A deep-ball threat for the Ohio State Buckeyes, wide receiver Devin Smith hopes to translate that same success to the NFL.
In a league that's becoming more pass-oriented each year, a prospect with Devin Smith's abilities becomes a hot commodity.
Prior to the NFL Combine in Indianapolis, the former Ohio State Buckeye's receiver told the media that he hoped to catch a few sets of eyes with his 40-yard dash time.
"Hopefully something in the 4.3 range," he said. "Low 4.4s is what I've done, but I'm trying to hang something in the 4.3 range."
With a 4.42 time in the test in Indianapolis, Smith landed himself seventh among all wide receivers at the combine. While many find that kind of speed impressive, it's something to be expected if you've followed Smith's career.
At Ohio State, Smith's role was placed in his lap early. As a true freshman, he finished tied for a team-high 14 receptions and led the Buckeyes in receiving yards with 294. After hauling in 44 receptions as a junior, that numbered dropped to 33 as a senior, but he finished with a team-high 931 yards receiving with 12 touchdowns.
By averaging 28.2 yards per catch in 2014, Smith ranked first among all NCAA FBS (D1-A) receivers. His career 20.7 yards-per-catch average lands him fourth on the Big Ten's all-time list, as well.
That bi- play ability is something he hopes to bring to whichever NFL team selects him.
"That's what teams need," he said. "They need guys who can go and get it. I think I have that ability. I've shown it plenty of times in college so I'm just going to translate that to the next level."
And while Smith compares himself to former Philadelphia Eagle wide receiver Jeremy Maclin, NFL.com's Lance Zierlein says he reminds him of someone Washington Redskins fans know all too well.
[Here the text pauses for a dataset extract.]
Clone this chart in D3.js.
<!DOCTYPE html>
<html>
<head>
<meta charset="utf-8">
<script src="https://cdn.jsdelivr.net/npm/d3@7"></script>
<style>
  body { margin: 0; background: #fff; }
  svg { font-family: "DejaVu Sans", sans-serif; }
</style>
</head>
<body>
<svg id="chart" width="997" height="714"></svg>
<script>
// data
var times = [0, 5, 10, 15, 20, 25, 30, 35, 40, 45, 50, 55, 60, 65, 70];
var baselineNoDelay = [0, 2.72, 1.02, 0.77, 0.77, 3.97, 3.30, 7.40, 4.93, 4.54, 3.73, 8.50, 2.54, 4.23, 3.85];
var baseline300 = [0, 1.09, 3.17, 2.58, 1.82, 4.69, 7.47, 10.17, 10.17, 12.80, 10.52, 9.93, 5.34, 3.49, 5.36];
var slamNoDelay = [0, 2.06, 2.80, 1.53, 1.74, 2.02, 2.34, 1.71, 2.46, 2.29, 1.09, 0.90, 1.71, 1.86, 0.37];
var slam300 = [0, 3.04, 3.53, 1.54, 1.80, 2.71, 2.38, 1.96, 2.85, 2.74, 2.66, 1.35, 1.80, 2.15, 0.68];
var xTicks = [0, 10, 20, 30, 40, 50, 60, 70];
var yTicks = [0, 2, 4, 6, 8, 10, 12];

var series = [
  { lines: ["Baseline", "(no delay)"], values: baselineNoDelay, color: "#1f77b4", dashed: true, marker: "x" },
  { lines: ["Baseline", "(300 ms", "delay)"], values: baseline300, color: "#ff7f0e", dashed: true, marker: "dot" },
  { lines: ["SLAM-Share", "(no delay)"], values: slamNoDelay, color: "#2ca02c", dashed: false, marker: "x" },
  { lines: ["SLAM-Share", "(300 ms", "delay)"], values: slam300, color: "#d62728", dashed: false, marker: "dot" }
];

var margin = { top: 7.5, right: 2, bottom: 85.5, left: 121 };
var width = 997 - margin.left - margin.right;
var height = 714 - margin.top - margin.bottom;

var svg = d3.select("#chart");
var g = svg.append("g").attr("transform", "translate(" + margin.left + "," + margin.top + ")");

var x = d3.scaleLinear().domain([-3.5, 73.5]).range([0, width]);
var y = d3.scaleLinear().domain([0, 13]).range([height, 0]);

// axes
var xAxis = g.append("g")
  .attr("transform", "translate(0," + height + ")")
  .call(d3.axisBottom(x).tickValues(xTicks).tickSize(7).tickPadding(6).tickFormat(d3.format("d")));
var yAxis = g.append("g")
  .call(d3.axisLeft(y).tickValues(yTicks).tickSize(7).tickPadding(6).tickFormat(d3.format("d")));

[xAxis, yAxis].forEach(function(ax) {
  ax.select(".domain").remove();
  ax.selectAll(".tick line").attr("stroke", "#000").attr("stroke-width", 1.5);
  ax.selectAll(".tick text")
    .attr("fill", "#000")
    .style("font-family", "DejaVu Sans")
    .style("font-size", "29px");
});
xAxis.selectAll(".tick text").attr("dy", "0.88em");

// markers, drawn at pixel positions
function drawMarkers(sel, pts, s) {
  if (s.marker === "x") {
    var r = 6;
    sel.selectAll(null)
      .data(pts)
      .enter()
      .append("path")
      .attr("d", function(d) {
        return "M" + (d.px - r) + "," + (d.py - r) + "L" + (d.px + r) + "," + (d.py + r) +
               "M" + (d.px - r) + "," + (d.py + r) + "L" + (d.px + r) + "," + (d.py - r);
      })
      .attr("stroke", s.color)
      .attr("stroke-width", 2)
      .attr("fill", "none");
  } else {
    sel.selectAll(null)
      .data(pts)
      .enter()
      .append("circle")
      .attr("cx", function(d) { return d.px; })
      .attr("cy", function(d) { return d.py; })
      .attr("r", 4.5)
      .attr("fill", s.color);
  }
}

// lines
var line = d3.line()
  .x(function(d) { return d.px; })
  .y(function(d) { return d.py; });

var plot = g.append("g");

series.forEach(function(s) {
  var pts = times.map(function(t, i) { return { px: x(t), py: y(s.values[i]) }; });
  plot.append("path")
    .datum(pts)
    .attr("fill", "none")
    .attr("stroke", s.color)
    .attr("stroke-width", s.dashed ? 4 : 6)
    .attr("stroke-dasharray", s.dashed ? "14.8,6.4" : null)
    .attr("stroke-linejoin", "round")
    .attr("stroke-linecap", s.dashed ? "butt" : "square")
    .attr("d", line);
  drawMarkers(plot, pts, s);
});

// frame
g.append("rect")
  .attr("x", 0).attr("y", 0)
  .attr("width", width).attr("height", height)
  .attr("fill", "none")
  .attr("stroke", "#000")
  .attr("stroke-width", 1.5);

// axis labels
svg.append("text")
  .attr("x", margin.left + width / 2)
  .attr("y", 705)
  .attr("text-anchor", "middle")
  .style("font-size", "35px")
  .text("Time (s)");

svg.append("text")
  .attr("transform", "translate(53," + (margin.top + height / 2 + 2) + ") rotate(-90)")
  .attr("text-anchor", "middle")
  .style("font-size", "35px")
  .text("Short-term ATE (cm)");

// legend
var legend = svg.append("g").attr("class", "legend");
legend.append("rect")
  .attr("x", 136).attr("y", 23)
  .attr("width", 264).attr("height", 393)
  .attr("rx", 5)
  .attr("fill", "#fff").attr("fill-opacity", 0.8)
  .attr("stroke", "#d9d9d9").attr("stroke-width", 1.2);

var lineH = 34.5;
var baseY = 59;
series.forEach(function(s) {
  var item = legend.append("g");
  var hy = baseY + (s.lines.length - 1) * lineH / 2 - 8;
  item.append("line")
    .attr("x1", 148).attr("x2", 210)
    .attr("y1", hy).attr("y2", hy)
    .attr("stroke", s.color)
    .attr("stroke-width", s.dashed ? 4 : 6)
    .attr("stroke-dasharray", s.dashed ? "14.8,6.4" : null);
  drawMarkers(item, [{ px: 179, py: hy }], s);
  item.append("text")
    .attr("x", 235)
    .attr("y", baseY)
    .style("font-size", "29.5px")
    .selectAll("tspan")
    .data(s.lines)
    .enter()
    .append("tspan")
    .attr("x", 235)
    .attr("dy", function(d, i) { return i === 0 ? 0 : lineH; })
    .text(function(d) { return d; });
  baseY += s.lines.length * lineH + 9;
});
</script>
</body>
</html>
"Smith might not be quite as fast as [DeSean] Jackson, but he's very fast," the NFL.com report reads. "He has the ability to track the ball deep and consistently take the top off a defense is very reminiscent of Jackson."
That ability to track the ball, something for which Jackson has received a lot of praise in the past, is something that Smith developed away from the football field.
"Really, it's just pure concentration," Smith said. "A lot of it had to do when I high-jumped throughout my whole career, at Ohio State and high school, the small details of making sure that your steps were always right and it kind of carried over to the football field."
As the Buckeyes' deep threat, Smith played a crucial role in the team's run to the National Championship last season. In Ohio State's final three games, he had a reception of at least 44 yards in each contest, including a three-touchdown performance against Wisconsin in the Big Ten title game.
Throughout the season, Smith showcased his ability to get downfield and beat defenses deep. One reason for that success, he says, is due to his ability to get off the line of scrimmage.
"Speed is obviously a key point in releasing from the line," he said. "You don't want to spend too much time at the line. It's all about using your hands to get the defender off of you and you use your speed as well."
With a strong showing at the combine, NFL.com is convinced that Smith has the ability to become a "deep-ball specialist" in the NFL.
"Smith isn't just combine-fast, he's game-fast and he would have had more than 12 touchdown catches during the 2014 season if he didn't have to slow down and wait on throws so often," his NFL.com draft profile reads. "He still needs to learn his craft and improve his hands, but has rare speed to score from anywhere on the field."